▶ What to do: Write out the material exactly, leaving every picture behind.

▶ Dataset section:
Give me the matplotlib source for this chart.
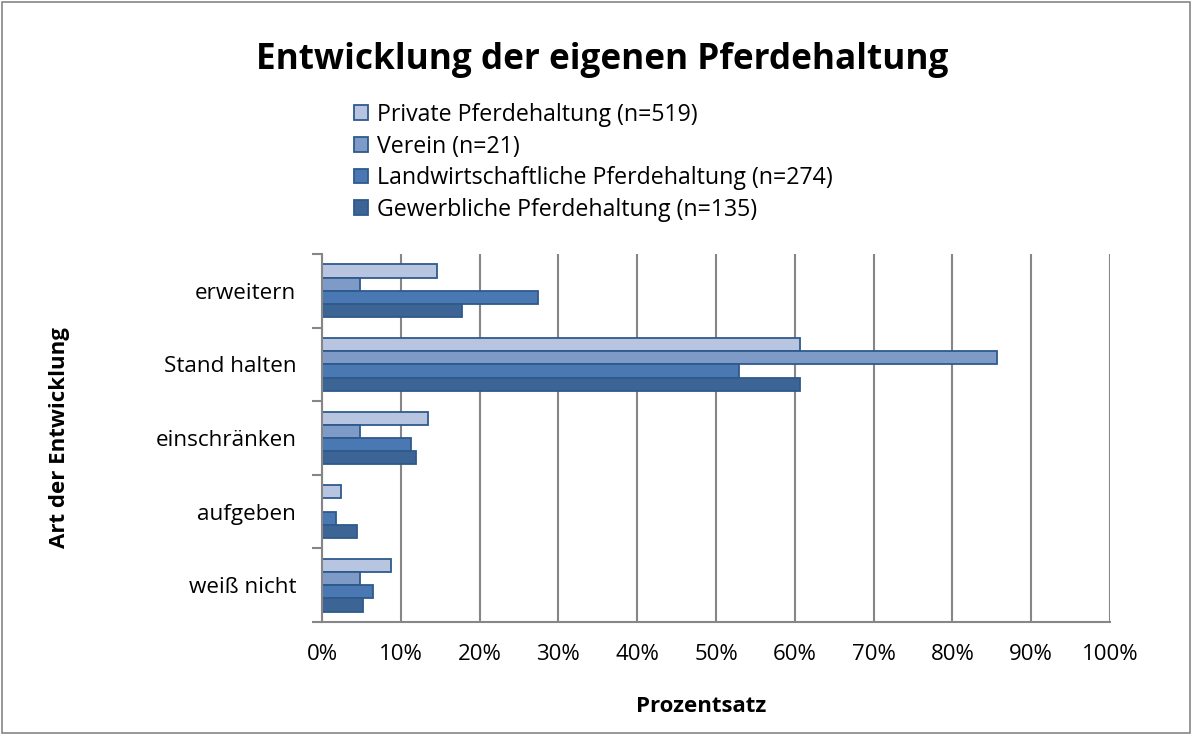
import matplotlib.pyplot as plt
import numpy as np
from matplotlib.patches import Rectangle
from matplotlib.ticker import FuncFormatter

plt.rcParams['font.family'] = ['Open Sans', 'DejaVu Sans']

categories = ['erweitern', 'Stand halten', 'einschränken', 'aufgeben', 'weiß nicht']
series = ['Private Pferdehaltung (n=519)', 'Verein (n=21)',
          'Landwirtschaftliche Pferdehaltung (n=274)', 'Gewerbliche Pferdehaltung (n=135)']
private = [14.6, 60.7, 13.5, 2.4, 8.7]
verein = [4.76, 85.7, 4.76, 0.0, 4.76]
landw = [27.4, 52.9, 11.3, 1.8, 6.5]
gewerb = [17.8, 60.7, 11.9, 4.4, 5.2]
values = [private, verein, landw, gewerb]
colors = ['#B7C5E0', '#7E9BC8', '#4A78B2', '#3C6494']

fig = plt.figure(figsize=(11.92, 7.35), dpi=100)
ax = fig.add_axes([322 / 1192, 1 - 622 / 735, (1110 - 322) / 1192, (622 - 254) / 735])

n = len(categories)
y = np.arange(n)[::-1].astype(float)
h = 0.18
for i, (vals, col) in enumerate(zip(values, colors)):
    offs = (1.5 - i) * h
    ax.barh(y + offs, vals, height=h, color=col, edgecolor='#2F5A8C', linewidth=1.3,
            label=series[i], zorder=3)

ax.set_xlim(0, 100)
ax.set_ylim(-0.5, n - 0.5)
ax.set_xticks(np.arange(0, 101, 10))
ax.xaxis.set_major_formatter(FuncFormatter(lambda v, p: f'{int(v)}%'))
ax.set_yticks(y)
ax.set_yticklabels(categories)
ax.set_yticks(np.arange(-0.5, n, 1.0), minor=True)
ax.tick_params(axis='y', which='major', length=0, pad=18.5, labelsize=16.2)
ax.tick_params(axis='y', which='minor', length=7, width=1.5, color='#868686')
ax.tick_params(axis='x', length=0, pad=16, labelsize=16)
ax.grid(axis='x', color='#868686', linewidth=1.5, zorder=0)
for s in ['top', 'right']:
    ax.spines[s].set_visible(False)
for s in ['left', 'bottom']:
    ax.spines[s].set_color('#868686')
    ax.spines[s].set_linewidth(1.5)
ax.spines['left'].set_zorder(4)

fig.text(701 / 1192, 1 - 706 / 735, 'Prozentsatz', fontsize=16, fontweight='bold',
         ha='center', va='center')
fig.text(60 / 1192, 1 - 438 / 735, 'Art der Entwicklung', rotation=90, fontsize=16,
         fontweight='bold', ha='center', va='center')

fig.text(602 / 1192, 1 - 60 / 735, 'Entwicklung der eigenen Pferdehaltung',
         fontsize=25.3, fontweight='bold', ha='center', va='center')

fig.legend(loc='upper left', bbox_to_anchor=(354 / 1192, 1 - 103 / 735), frameon=False,
           fontsize=16.7, handlelength=0.6, handleheight=0.6, handletextpad=0.4,
           labelspacing=0.33, borderaxespad=0, borderpad=0)

fig.patches.append(Rectangle((0.002, 0.003), 0.996, 0.994, transform=fig.transFigure,
                             fill=False, edgecolor='#868686', linewidth=1.2))

fig.savefig('out.png', dpi=100)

▶ Task response:
Give me the matplotlib source for this chart.
import matplotlib.pyplot as plt
import numpy as np
from matplotlib.patches import Rectangle
from matplotlib.ticker import FuncFormatter

plt.rcParams['font.family'] = ['Open Sans', 'DejaVu Sans']

categories = ['erweitern', 'Stand halten', 'einschränken', 'aufgeben', 'weiß nicht']
series = ['Private Pferdehaltung (n=519)', 'Verein (n=21)',
          'Landwirtschaftliche Pferdehaltung (n=274)', 'Gewerbliche Pferdehaltung (n=135)']
private = [14.6, 60.7, 13.5, 2.4, 8.7]
verein = [4.76, 85.7, 4.76, 0.0, 4.76]
landw = [27.4, 52.9, 11.3, 1.8, 6.5]
gewerb = [17.8, 60.7, 11.9, 4.4, 5.2]
values = [private, verein, landw, gewerb]
colors = ['#B7C5E0', '#7E9BC8', '#4A78B2', '#3C6494']

fig = plt.figure(figsize=(11.92, 7.35), dpi=100)
ax = fig.add_axes([322 / 1192, 1 - 622 / 735, (1110 - 322) / 1192, (622 - 254) / 735])

n = len(categories)
y = np.arange(n)[::-1].astype(float)
h = 0.18
for i, (vals, col) in enumerate(zip(values, colors)):
    offs = (1.5 - i) * h
    ax.barh(y + offs, vals, height=h, color=col, edgecolor='#2F5A8C', linewidth=1.3,
            label=series[i], zorder=3)

ax.set_xlim(0, 100)
ax.set_ylim(-0.5, n - 0.5)
ax.set_xticks(np.arange(0, 101, 10))
ax.xaxis.set_major_formatter(FuncFormatter(lambda v, p: f'{int(v)}%'))
ax.set_yticks(y)
ax.set_yticklabels(categories)
ax.set_yticks(np.arange(-0.5, n, 1.0), minor=True)
ax.tick_params(axis='y', which='major', length=0, pad=18.5, labelsize=16.2)
ax.tick_params(axis='y', which='minor', length=7, width=1.5, color='#868686')
ax.tick_params(axis='x', length=0, pad=16, labelsize=16)
ax.grid(axis='x', color='#868686', linewidth=1.5, zorder=0)
for s in ['top', 'right']:
    ax.spines[s].set_visible(False)
for s in ['left', 'bottom']:
    ax.spines[s].set_color('#868686')
    ax.spines[s].set_linewidth(1.5)
ax.spines['left'].set_zorder(4)

fig.text(701 / 1192, 1 - 706 / 735, 'Prozentsatz', fontsize=16, fontweight='bold',
         ha='center', va='center')
fig.text(60 / 1192, 1 - 438 / 735, 'Art der Entwicklung', rotation=90, fontsize=16,
         fontweight='bold', ha='center', va='center')

fig.text(602 / 1192, 1 - 60 / 735, 'Entwicklung der eigenen Pferdehaltung',
         fontsize=25.3, fontweight='bold', ha='center', va='center')

fig.legend(loc='upper left', bbox_to_anchor=(354 / 1192, 1 - 103 / 735), frameon=False,
           fontsize=16.7, handlelength=0.6, handleheight=0.6, handletextpad=0.4,
           labelspacing=0.33, borderaxespad=0, borderpad=0)

fig.patches.append(Rectangle((0.002, 0.003), 0.996, 0.994, transform=fig.transFigure,
                             fill=False, edgecolor='#868686', linewidth=1.2))

fig.savefig('out.png', dpi=100)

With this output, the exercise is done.